Morti sul lavoro, morti di lavoro
DA FUORI COLLANA (Di Antonio Cantaro)
Continua, incessante, senza soste, la guerra al lavoro. Non solo gli incidenti nei cantieri e nelle officine, i morti sul lavoro. Ma quella più invisibile e sottile, ma altrettanto disumana, che consuma quotidianamente le nostre vite. Morti di lavoro. Quel lavoro, un tempo non lontano simbolo costituzionale di libertà e riscatto, di emancipazione e liberazione. Quel lavoro ancora agognato, ma oggi sempre più veicolo di mutilazioni permanenti e di morte, di impoverimento materiale e spirituale. Anche qui da noi, nelle terre marchigiane, ove gli ultimi dati di inizio anno ci dicono che si “consumano” dai 2 ai 4 infortuni mortali al mese, con oltre 45 infortuni sul lavoro al giorno. Che fare per porre termine a queste stragi silenziose?
Ne parleremo l’intera giornata di venerdì 19 aprile nel secondo modulo – Guerra al lavoro – della Scuola di educazione alla politica Vivere la Costituzione. Lo faremo con lezioni d’autore, testimonianze e interventi di giuslavoristi, magistrati, sindacalisti, a partire dalle 11,00 presso la sede di Scienze politiche di Piazza Gherardi (relazione di Piera Campanella, interventi del Magistrato del lavoro Carlo Sorgi, della giuslavorista Silvia Borrelli, dell’economista Vincenzo Comito) e poi celebrando nel pomeriggio gli 88 anni del grande regista inglese Ken Loach, a partire dalla visione de suo film Sorry We Missed You (Cinema Nuova Luce, inizio ore 14,45 ingresso gratuito). Il più drammatico sulla condizione materiale dei lavoratori.

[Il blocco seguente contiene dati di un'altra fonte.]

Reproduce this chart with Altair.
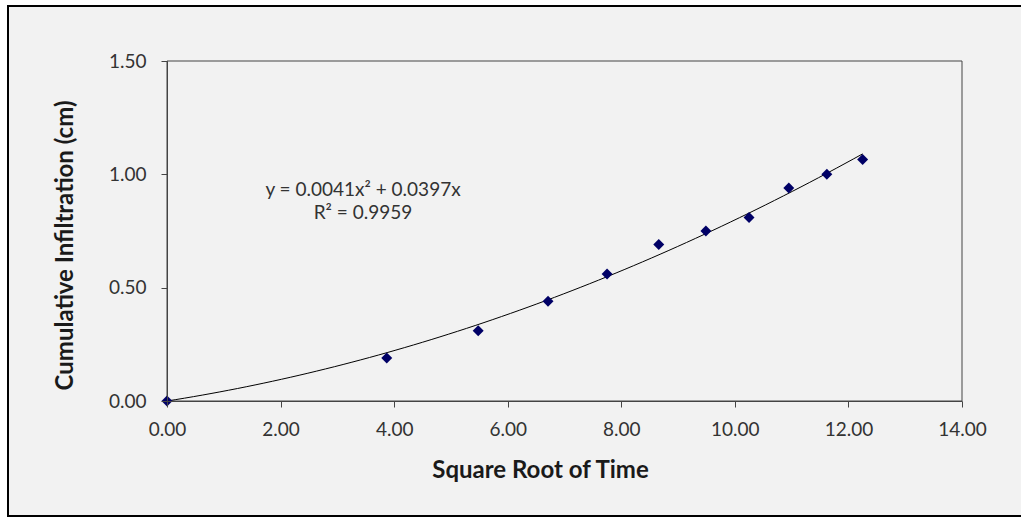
import altair as alt
import numpy as np
import pandas as pd

# ---- data ----
sqrt_time = [0.00, 3.87, 5.48, 6.71, 7.75, 8.66, 9.49, 10.25, 10.95, 11.62, 12.25]
infiltration = [0.00, 0.19, 0.31, 0.44, 0.56, 0.69, 0.75, 0.81, 0.94, 1.00, 1.065]
x_ticks = [0, 2, 4, 6, 8, 10, 12, 14]
y_ticks = [0.0, 0.5, 1.0, 1.5]
equation_text = "y = 0.0041x² + 0.0397x"
r2_text = "R² = 0.9959"
x_title = "Square Root of Time"
y_title = "Cumulative Infiltration (cm)"

FONT = "Lato"

pts = pd.DataFrame({"x": sqrt_time, "y": infiltration})

# zero-intercept quadratic least-squares trendline fitted to the points
xa = np.array(sqrt_time)
ya = np.array(infiltration)
coef, *_ = np.linalg.lstsq(np.column_stack([xa ** 2, xa]), ya, rcond=None)
xs = np.linspace(0, xa.max(), 80)
curve = pd.DataFrame({"x": xs, "y": coef[0] * xs ** 2 + coef[1] * xs})

one = pd.DataFrame({"k": [0]})

x_scale = alt.Scale(domain=[0, 14], nice=False, zero=False)
y_scale = alt.Scale(domain=[0, 1.5], nice=False)

x_axis = alt.Axis(
    values=x_ticks, format=".2f", title=x_title, grid=False, zindex=2,
    labelFlush=False,
    labelFont=FONT, labelFontSize=19, labelColor="#333333", labelPadding=13,
    tickSize=6, tickColor="#444444", domainColor="#444444",
    titleFont=FONT, titleFontSize=24, titleFontWeight="bold", titleColor="#1a1a1a",
    titleX=373, titleY=76, titleAlign="center", titleBaseline="alphabetic",
)
y_axis = alt.Axis(
    values=y_ticks, format=".2f", title=y_title, grid=False, zindex=2,
    labelFlush=False,
    labelFont=FONT, labelFontSize=19, labelColor="#333333", labelPadding=15,
    tickSize=6, tickColor="#444444", domainColor="#444444",
    titleFont=FONT, titleFontSize=24, titleFontWeight="bold", titleColor="#1a1a1a",
    titleX=-95, titleY=184, titleBaseline="alphabetic", titleAngle=270,
)

# light grey chart-area fill and its black frame (left, top, bottom edges)
panel = alt.Chart(one).mark_rect(fill="#f2f2f2").encode(
    x=alt.value(-159), x2=alt.value(854), y=alt.value(-55), y2=alt.value(455)
)
frame_top = alt.Chart(one).mark_rule(color="black", strokeWidth=2).encode(
    x=alt.value(-160), x2=alt.value(854), y=alt.value(-55)
)
frame_bottom = alt.Chart(one).mark_rule(color="black", strokeWidth=2).encode(
    x=alt.value(-160), x2=alt.value(854), y=alt.value(455)
)
frame_left = alt.Chart(one).mark_rule(color="black", strokeWidth=2).encode(
    x=alt.value(-159), y=alt.value(-56), y2=alt.value(456)
)

plot_box = alt.Chart(one).mark_rect(fillOpacity=0, stroke="#444444", strokeWidth=1).encode(
    x=alt.datum(0, scale=x_scale), x2=alt.datum(14),
    y=alt.datum(0, scale=y_scale), y2=alt.datum(1.5),
)

line = alt.Chart(curve).mark_line(color="black", strokeWidth=1).encode(
    x=alt.X("x:Q", scale=x_scale, axis=x_axis),
    y=alt.Y("y:Q", scale=y_scale, axis=y_axis),
)

points = alt.Chart(pts).mark_point(
    shape="diamond", filled=True, color="#000066", size=120, opacity=1
).encode(
    x=alt.X("x:Q", scale=x_scale),
    y=alt.Y("y:Q", scale=y_scale),
)

eq = alt.Chart(one).mark_text(
    font=FONT, fontSize=19, color="#333333", align="center", baseline="middle"
).encode(x=alt.value(196), y=alt.value(129), text=alt.value(equation_text))

r2 = alt.Chart(one).mark_text(
    font=FONT, fontSize=19, color="#333333", align="center", baseline="middle"
).encode(x=alt.value(196), y=alt.value(152), text=alt.value(r2_text))

chart = alt.layer(
    panel, frame_top, frame_bottom, frame_left, plot_box, line, points, eq, r2
).properties(
    width=795, height=340,
    padding={"left": 167, "top": 61, "right": 59, "bottom": 117},
    autosize=alt.AutoSizeParams(type="none"),
    background="white",
).configure_view(
    stroke=None
)

chart.save("out.html", embed_options={"renderer": "svg", "actions": False})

Dei lavoratori di oggi, non solo di quelle di ieri e dell’altro ieri. Perché, come ricorda Paolo Pascucci, animatore di Olympus – il Laboratorio urbinate che da un decennio monitora permanentemente la legislazione e la giurisprudenza sulla sicurezza del lavoro – a «pretenderlo è ancora oggi l’art. 41 della Costituzione italiana quando, prevedendo che l’iniziativa economica privata non possa svolgersi in contrasto con l’utilità sociale o in modo da recare danno alla salute, all’ambiente, alla sicurezza, alla libertà, alla dignità umana, prescrive che il “non recare danno” non è che la conseguenza del modo in cui si svolge l’attività organizzata, la quale pertanto deve essere concepita ed esercitata in modo da evitare tale conseguenza».
Tutto il contrario, racconta il grande cineasta inglese Ken Loach, di quello che quotidianamente accade a Londra, a Roma, ad Ancona, in qualsiasi parte d’Europa. La vicenda narrata è quella, estremamente realistica, di tanti giovani e meno giovani. Un disoccupato temporaneo, Ricky, il protagonista, diventa autista, “padroncino” del suo furgone che compra a costo del sacrificio dell’automobile che la moglie usa per il lavoro, per le consegne di merci acquistate on line per conto di una ditta di trasporti in franchising. Il successo sembra a portata di mano: basta lavorare 14 ore al giorno per sei o forse sette giorni la settimana. Morto di lavoro, rischia di finire morto sul lavoro.
Dove è la libertà promessa, se i tempi sono imposti, se la prestazione è interamente determinata dall’algoritmo del committente, da una tecnologia che non dà scampo? A commentare ci saranno Stefano Fassina, già viceministro dell’Economia, Carlo Parente, funzionario trasporti e logistica FILT CGIL, Paolo Pascucci.
Un’occasione da non perdere, per non dimenticare di restare umani.